Frequently asked questions

How can I tell if a freeze is caused by GC vs. other CPU-intensive work?

Use Chrome DevTools Performance recording: GC bars are yellow/orange and labeled 'GC' or 'Major GC'. In Node, run with --trace-gc and correlate pauses with latency logs. Also, GC pauses usually show a sawtooth memory pattern: usage climbs then drops sharply.

Is increasing max-old-space-size a good fix for GC pauses?

No — it's a temporary bandage. Larger heap means longer pauses because marking takes more time. The real fix is to reduce heap size by finding and eliminating large object retention. Use heap snapshots to find the culprit.

Why do GC pauses happen at regular intervals (e.g., every 10 seconds)?

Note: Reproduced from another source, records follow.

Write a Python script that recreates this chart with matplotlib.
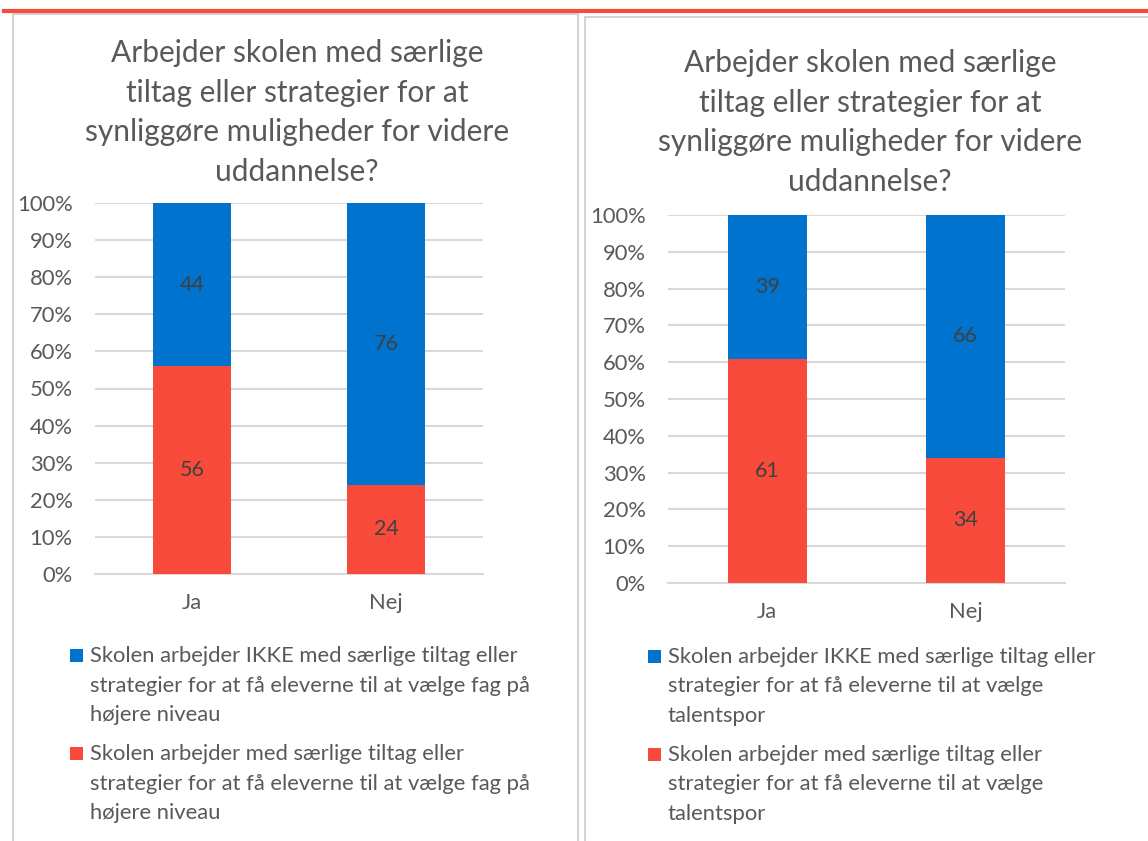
import matplotlib
matplotlib.use("Agg")
import matplotlib.pyplot as plt
from matplotlib.patches import Rectangle
from matplotlib.lines import Line2D

plt.rcParams['font.family'] = ['Lato', 'DejaVu Sans']

categories = ["Ja", "Nej"]
title_lines = ["Arbejder skolen med særlige", "tiltag eller strategier for at",
               "synliggøre muligheder for videre", "uddannelse?"]

left_not = [44, 76]
left_yes = [56, 24]
left_labels = [["Skolen arbejder IKKE med særlige tiltag eller",
                "strategier for at få eleverne til at vælge fag på", "højere niveau"],
               ["Skolen arbejder med særlige tiltag eller",
                "strategier for at få eleverne til at vælge fag på", "højere niveau"]]

right_not = [39, 66]
right_yes = [61, 34]
right_labels = [["Skolen arbejder IKKE med særlige tiltag eller",
                 "strategier for at få eleverne til at vælge", "talentspor"],
                ["Skolen arbejder med særlige tiltag eller",
                 "strategier for at få eleverne til at vælge", "talentspor"]]

yticks = [0, 10, 20, 30, 40, 50, 60, 70, 80, 90, 100]

BLUE = "#0073CF"
RED = "#F94B3B"
GRAY_TXT = "#595959"
GRID = "#D9D9D9"

W, H = 1148, 841
fig = plt.figure(figsize=(W/100, H/100), dpi=100)

def fx(x): return x / W
def fy(y): return 1 - y / H

# top red line and panel borders
fig.add_artist(Line2D([fx(4), 1], [fy(11), fy(11)], color=RED, lw=3))
fig.add_artist(Rectangle((fx(13), fy(845)), fx(565), (845-14)/H, fill=False, ec="#D4D4D4", lw=1.5))
fig.add_artist(Rectangle((fx(585), fy(845)), fx(580), (845-17)/H, fill=False, ec="#D4D4D4", lw=1.5))

def panel(x0, x1, ytop, ybot, not_vals, yes_vals, labels, title_cx, title_y0, leg_x, leg_y):
    ax = fig.add_axes([fx(x0), fy(ybot), (x1-x0)/W, (ybot-ytop)/H])
    xs = range(len(categories))
    ax.bar(xs, yes_vals, width=0.40, color=RED, zorder=3)
    ax.bar(xs, not_vals, bottom=yes_vals, width=0.40, color=BLUE, zorder=3)
    for i in xs:
        ax.text(i, yes_vals[i]/2, str(yes_vals[i]), ha='center', va='center', fontsize=15.5, color="#404040", zorder=4)
        ax.text(i, yes_vals[i] + not_vals[i]/2, str(not_vals[i]), ha='center', va='center', fontsize=15.5, color="#404040", zorder=4)
    ax.set_xlim(-0.5, 1.5)
    ax.set_ylim(0, 100)
    ax.set_yticks(yticks)
    ax.set_yticklabels([f"{t}%" for t in yticks])
    ax.set_xticks(list(xs))
    ax.set_xticklabels(categories)
    ax.tick_params(axis='y', length=0, pad=16, labelsize=15.8, labelcolor=GRAY_TXT)
    ax.tick_params(axis='x', length=0, pad=14, labelsize=15.8, labelcolor=GRAY_TXT)
    ax.grid(axis='y', color=GRID, lw=1.5, zorder=0)
    for s in ['top', 'right', 'left']:
        ax.spines[s].set_visible(False)
    ax.spines['bottom'].set_color(GRID)
    ax.spines['bottom'].set_linewidth(1.5)
    ax.spines['bottom'].set_zorder(2)
    for k, line in enumerate(title_lines):
        fig.text(fx(title_cx), fy(title_y0 + 39.7 * k), line, ha='center', va='center',
                 fontsize=21.5, color=GRAY_TXT)
    colors = [BLUE, RED]
    for e, entry in enumerate(labels):
        y0 = leg_y + e * 98
        fig.add_artist(Rectangle((fx(leg_x), fy(y0 + 6)), 13/W, 13/H, color=colors[e], lw=0))
        for k, line in enumerate(entry):
            fig.text(fx(leg_x + 20), fy(y0 + 29.5 * k), line, ha='left', va='center',
                     fontsize=15.8, color=GRAY_TXT)

panel(95, 483, 203, 574, left_not, left_yes, left_labels, 297, 53, 70, 656)
panel(668, 1065, 215, 583, right_not, right_yes, right_labels, 870, 63, 648, 657)

fig.savefig("out.png", dpi=100)
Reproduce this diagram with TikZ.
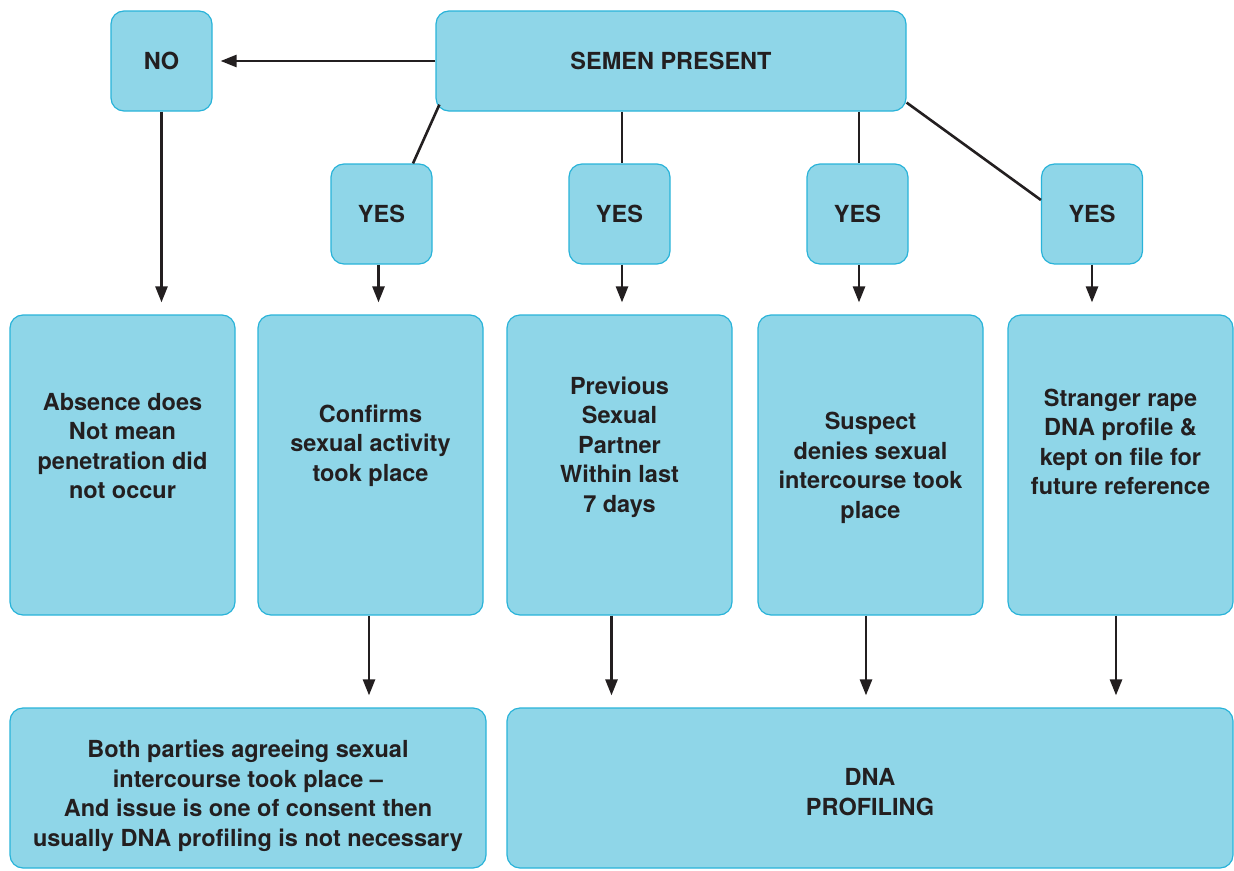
\documentclass[tikz,border=0pt]{standalone}
\usepackage{fontspec}
\setmainfont{TeX Gyre Heros}
\usetikzlibrary{arrows.meta}
\definecolor{boxfill}{HTML}{8FD6E8}
\definecolor{boxline}{HTML}{29B3D9}
\definecolor{ink}{HTML}{231F20}

\begin{document}
\begin{tikzpicture}[x=1pt, y=-1pt,
    box/.style={rectangle, rounded corners=13pt, draw=boxline, line width=1.2pt, fill=boxfill, text=ink, font=\bfseries\fontsize{23.5}{29.5}\selectfont, align=center, inner sep=0pt},
    yesbox/.style={box, minimum width=101pt, minimum height=100pt},
    tallbox/.style={box, minimum width=225pt, minimum height=300pt},
    arr/.style={-{Triangle[length=16pt,width=12pt]}, draw=ink, line width=2.6pt, shorten >=12pt},
    lnk/.style={draw=ink, line width=2.6pt}]
    \useasboundingbox (0,0) rectangle (1234,870);

    \node[yesbox] (no) at (161.5, 61) {NO};
    \node[box, minimum width=470pt, minimum height=100pt] (semen) at (671, 61) {SEMEN PRESENT};
    \node[yesbox] (yes1) at (381.5, 214) {YES};
    \node[yesbox] (yes2) at (619.5, 214) {YES};
    \node[yesbox] (yes3) at (857.5, 214) {YES};
    \node[yesbox] (yes4) at (1092, 214) {YES};

    \node[tallbox, text depth=38pt] (absence) at (122.5, 465) {Absence does\\Not mean\\penetration did\\not occur};
    \node[tallbox, text depth=44pt] (confirms) at (370.5, 465) {Confirms\\sexual activity\\took place};
    \node[tallbox, text depth=41pt] (partner) at (619.5, 465) {Previous\\Sexual\\Partner\\Within last\\7 days};
    \node[tallbox, text height=112pt] (denies) at (870.5, 465) {Suspect\\denies sexual\\intercourse took\\place};
    \node[tallbox, text depth=46pt] (stranger) at (1120.5, 465) {Stranger rape\\DNA profile \&\\kept on file for\\future reference};

    \node[box, minimum width=476pt, minimum height=160pt, text height=121.5pt] (consent) at (248, 788) {Both parties agreeing sexual\\intercourse took place --\\And issue is one of consent then\\usually DNA profiling is not necessary};
    \node[box, minimum width=726pt, minimum height=160pt, text height=54.5pt] (profiling) at (870, 788) {DNA\\PROFILING};

    % from the top box
    \draw[arr, shorten >=8pt] (semen.west) -- (no.east);
    \draw[lnk] ([xshift=4pt, yshift=7pt]semen.south west) -- ([xshift=31.5pt]yes1.north);
    \draw[lnk] ([xshift=2.5pt]yes2.north |- semen.south) -- ([xshift=2.5pt]yes2.north);
    \draw[lnk] ([xshift=1.5pt]yes3.north |- semen.south) -- ([xshift=1.5pt]yes3.north);
    \draw[lnk] ([yshift=9pt]semen.south east) -- ([yshift=14pt]yes4.west);

    % down to the middle row
    \draw[arr] (no.south) -- (no.south |- absence.north);
    \draw[arr] ([xshift=-3pt]yes1.south) -- ([xshift=-3pt]yes1.south |- confirms.north);
    \draw[arr] ([xshift=2.5pt]yes2.south) -- ([xshift=2.5pt]yes2.south |- partner.north);
    \draw[arr] ([xshift=1.5pt]yes3.south) -- ([xshift=1.5pt]yes3.south |- denies.north);
    \draw[arr] (yes4.south) -- (yes4.south |- stranger.north);

    % down to the bottom row
    \draw[arr] ([xshift=-1.5pt]confirms.south) -- ([xshift=-1.5pt]confirms.south |- consent.north);
    \draw[arr] ([xshift=-8pt]partner.south) -- ([xshift=-8pt]partner.south |- profiling.north);
    \draw[arr] ([xshift=-4.5pt]denies.south) -- ([xshift=-4.5pt]denies.south |- profiling.north);
    \draw[arr] ([xshift=-4.5pt]stranger.south) -- ([xshift=-4.5pt]stranger.south |- profiling.north);
\end{tikzpicture}
\end{document}
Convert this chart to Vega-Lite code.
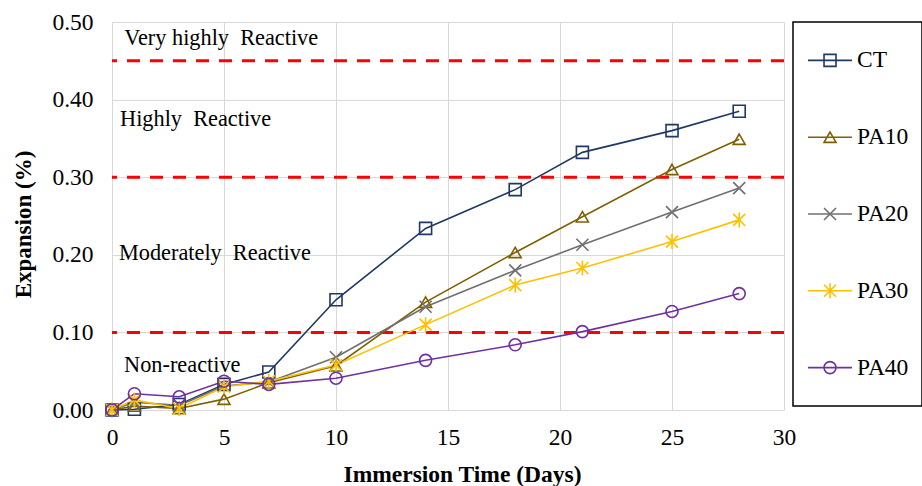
{
  "$schema": "https://vega.github.io/schema/vega-lite/v6.json",
  "background": "white",
  "padding": {"left": 12, "top": 10, "right": 0, "bottom": 0},
  "bounds": "flush",
  "spacing": 9,
  "config": {
    "font": "Liberation Serif",
    "axis": {
      "labelFont": "Liberation Serif",
      "labelFontSize": 23.5,
      "labelColor": "#000000",
      "labelFlush": false,
      "titleFont": "Liberation Serif",
      "titleFontSize": 23.5,
      "titleFontWeight": "bold",
      "titleColor": "#000000",
      "gridColor": "#d9d9d9",
      "gridWidth": 1,
      "domain": false,
      "ticks": false
    }
  },
  "datasets": {
    "expansion": [
      {"series": "CT", "day": 0, "value": 0.000},
      {"series": "CT", "day": 1, "value": 0.001},
      {"series": "CT", "day": 3, "value": 0.007},
      {"series": "CT", "day": 5, "value": 0.033},
      {"series": "CT", "day": 7, "value": 0.049},
      {"series": "CT", "day": 10, "value": 0.142},
      {"series": "CT", "day": 14, "value": 0.234},
      {"series": "CT", "day": 18, "value": 0.284},
      {"series": "CT", "day": 21, "value": 0.332},
      {"series": "CT", "day": 25, "value": 0.360},
      {"series": "CT", "day": 28, "value": 0.385},
      {"series": "PA10", "day": 0, "value": 0.000},
      {"series": "PA10", "day": 1, "value": 0.005},
      {"series": "PA10", "day": 3, "value": 0.002},
      {"series": "PA10", "day": 5, "value": 0.014},
      {"series": "PA10", "day": 7, "value": 0.035},
      {"series": "PA10", "day": 10, "value": 0.057},
      {"series": "PA10", "day": 14, "value": 0.139},
      {"series": "PA10", "day": 18, "value": 0.203},
      {"series": "PA10", "day": 21, "value": 0.249},
      {"series": "PA10", "day": 25, "value": 0.310},
      {"series": "PA10", "day": 28, "value": 0.349},
      {"series": "PA20", "day": 0, "value": 0.000},
      {"series": "PA20", "day": 1, "value": 0.010},
      {"series": "PA20", "day": 3, "value": 0.006},
      {"series": "PA20", "day": 5, "value": 0.031},
      {"series": "PA20", "day": 7, "value": 0.036},
      {"series": "PA20", "day": 10, "value": 0.068},
      {"series": "PA20", "day": 14, "value": 0.133},
      {"series": "PA20", "day": 18, "value": 0.180},
      {"series": "PA20", "day": 21, "value": 0.213},
      {"series": "PA20", "day": 25, "value": 0.255},
      {"series": "PA20", "day": 28, "value": 0.286},
      {"series": "PA30", "day": 0, "value": 0.000},
      {"series": "PA30", "day": 1, "value": 0.013},
      {"series": "PA30", "day": 3, "value": 0.002},
      {"series": "PA30", "day": 5, "value": 0.030},
      {"series": "PA30", "day": 7, "value": 0.037},
      {"series": "PA30", "day": 10, "value": 0.058},
      {"series": "PA30", "day": 14, "value": 0.110},
      {"series": "PA30", "day": 18, "value": 0.161},
      {"series": "PA30", "day": 21, "value": 0.183},
      {"series": "PA30", "day": 25, "value": 0.217},
      {"series": "PA30", "day": 28, "value": 0.245},
      {"series": "PA40", "day": 0, "value": 0.000},
      {"series": "PA40", "day": 1, "value": 0.021},
      {"series": "PA40", "day": 3, "value": 0.017},
      {"series": "PA40", "day": 5, "value": 0.037},
      {"series": "PA40", "day": 7, "value": 0.033},
      {"series": "PA40", "day": 10, "value": 0.041},
      {"series": "PA40", "day": 14, "value": 0.064},
      {"series": "PA40", "day": 18, "value": 0.084},
      {"series": "PA40", "day": 21, "value": 0.101},
      {"series": "PA40", "day": 25, "value": 0.127},
      {"series": "PA40", "day": 28, "value": 0.150}
    ],
    "limits": [
      {"limit": 0.10},
      {"limit": 0.30},
      {"limit": 0.45}
    ],
    "zones": [
      {"zone": "Very highly\u00a0 Reactive", "day": 0.55, "value": 0.480},
      {"zone": "Highly\u00a0 Reactive", "day": 0.36, "value": 0.375},
      {"zone": "Moderately\u00a0 Reactive", "day": 0.31, "value": 0.202},
      {"zone": "Non-reactive", "day": 0.54, "value": 0.058}
    ],
    "series": [
      {"series": "CT"},
      {"series": "PA10"},
      {"series": "PA20"},
      {"series": "PA30"},
      {"series": "PA40"}
    ]
  },
  "hconcat": [
    {
      "width": 672,
      "height": 388,
      "view": {"stroke": null},
      "layer": [
        {
          "data": {"name": "limits"},
          "mark": {"type": "rule", "color": "#ff0000", "strokeWidth": 3, "strokeDash": [13, 10]},
          "encoding": {
            "y": {
              "field": "limit",
              "type": "quantitative",
              "scale": {"domain": [0, 0.5]}
            }
          }
        },
        {
          "data": {"name": "zones"},
          "mark": {"type": "text", "align": "left", "baseline": "middle", "fontSize": 22.3, "font": "Liberation Serif", "color": "#000000"},
          "encoding": {
            "x": {"field": "day", "type": "quantitative"},
            "y": {"field": "value", "type": "quantitative"},
            "text": {"field": "zone"}
          }
        },
        {
          "data": {"name": "expansion"},
          "mark": {"type": "line", "strokeWidth": 1.6},
          "encoding": {
            "x": {
              "field": "day",
              "type": "quantitative",
              "title": "Immersion Time (Days)",
              "scale": {"domain": [0, 30], "nice": false},
              "axis": {"values": [0, 5, 10, 15, 20, 25, 30], "labelPadding": 15, "titlePadding": 14, "titleX": 350, "grid": true}
            },
            "y": {
              "field": "value",
              "type": "quantitative",
              "title": "Expansion (%)",
              "scale": {"domain": [0, 0.5], "nice": false},
              "axis": {"values": [0, 0.1, 0.2, 0.3, 0.4, 0.5], "format": ".2f", "labelPadding": 19, "titlePadding": 16, "titleY": 202, "titleFontSize": 23, "grid": true}
            },
            "color": {
              "field": "series",
              "type": "nominal",
              "legend": null,
              "scale": {
                "domain": ["CT", "PA10", "PA20", "PA30", "PA40"],
                "range": ["#203864", "#7f6000", "#6f6f6f", "#ffc000", "#7030a0"]
              }
            }
          }
        },
        {
          "data": {"name": "expansion"},
          "mark": {"type": "point", "filled": false, "size": 144, "strokeWidth": 1.6, "opacity": 1},
          "encoding": {
            "x": {"field": "day", "type": "quantitative"},
            "y": {"field": "value", "type": "quantitative"},
            "color": {"field": "series", "type": "nominal", "legend": null},
            "shape": {
              "field": "series",
              "type": "nominal",
              "legend": null,
              "scale": {
                "domain": ["CT", "PA10", "PA20", "PA30", "PA40"],
                "range": [
                  "square",
                  "triangle-up",
                  "M-1,-1L1,1M-1,1L1,-1",
                  "M-1,-1L1,1M-1,1L1,-1M0,-1.25L0,1.25",
                  "circle"
                ]
              }
            }
          }
        }
      ]
    },
    {
      "width": 129,
      "height": 384,
      "view": {"stroke": "#000000", "strokeWidth": 1.5},
      "data": {"name": "series"},
      "encoding": {
        "y": {
          "field": "series",
          "type": "nominal",
          "axis": null,
          "scale": {"domain": ["CT", "PA10", "PA20", "PA30", "PA40"]}
        }
      },
      "layer": [
        {
          "mark": {"type": "rule", "strokeWidth": 1.6},
          "encoding": {
            "x": {"datum": 11.6, "type": "quantitative", "scale": {"domain": [0, 100]}, "axis": null},
            "x2": {"datum": 45.7},
            "color": {
              "field": "series",
              "type": "nominal",
              "legend": null,
              "scale": {
                "domain": ["CT", "PA10", "PA20", "PA30", "PA40"],
                "range": ["#203864", "#7f6000", "#6f6f6f", "#ffc000", "#7030a0"]
              }
            }
          }
        },
        {
          "mark": {"type": "point", "filled": false, "size": 144, "strokeWidth": 1.6, "opacity": 1, "fill": "white", "fillOpacity": 0},
          "encoding": {
            "x": {"datum": 28.7, "type": "quantitative"},
            "color": {"field": "series", "type": "nominal", "legend": null},
            "shape": {
              "field": "series",
              "type": "nominal",
              "legend": null,
              "scale": {
                "domain": ["CT", "PA10", "PA20", "PA30", "PA40"],
                "range": [
                  "square",
                  "triangle-up",
                  "M-1,-1L1,1M-1,1L1,-1",
                  "M-1,-1L1,1M-1,1L1,-1M0,-1.25L0,1.25",
                  "circle"
                ]
              }
            }
          }
        },
        {
          "mark": {"type": "text", "align": "left", "baseline": "middle", "fontSize": 23.5, "font": "Liberation Serif", "color": "#000000"},
          "encoding": {
            "x": {"datum": 49.6, "type": "quantitative"},
            "text": {"field": "series"}
          }
        }
      ]
    }
  ]
}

V8 triggers a major GC when old generation memory usage reaches a certain threshold (e.g., 70% of max-old-space-size). After collection, usage drops, then it grows again until the next threshold. The interval depends on allocation rate and threshold. To fix, reduce allocation or increase threshold (but see above).

Can Web Workers help avoid GC pauses in the browser?

Yes. Workers run in a separate V8 isolate with its own heap and GC. If you offload heavy processing to a Worker, GC pauses in the Worker won't freeze the main thread. However, the worker's pauses affect its own responsiveness. Use Workers for long-running tasks that can tolerate jank.

What tools can I use to debug GC in Node.js without --expose-gc?

Use `--trace-gc` (no performance impact, just logging). Use heapdump to take snapshots. Use the `--prof` profiler to see time spent in GC. In production, consider using the `v8` module's `getHeapStatistics()` to monitor heap sizes, or use APM tools that hook into V8's GC callbacks (like `async_hooks`).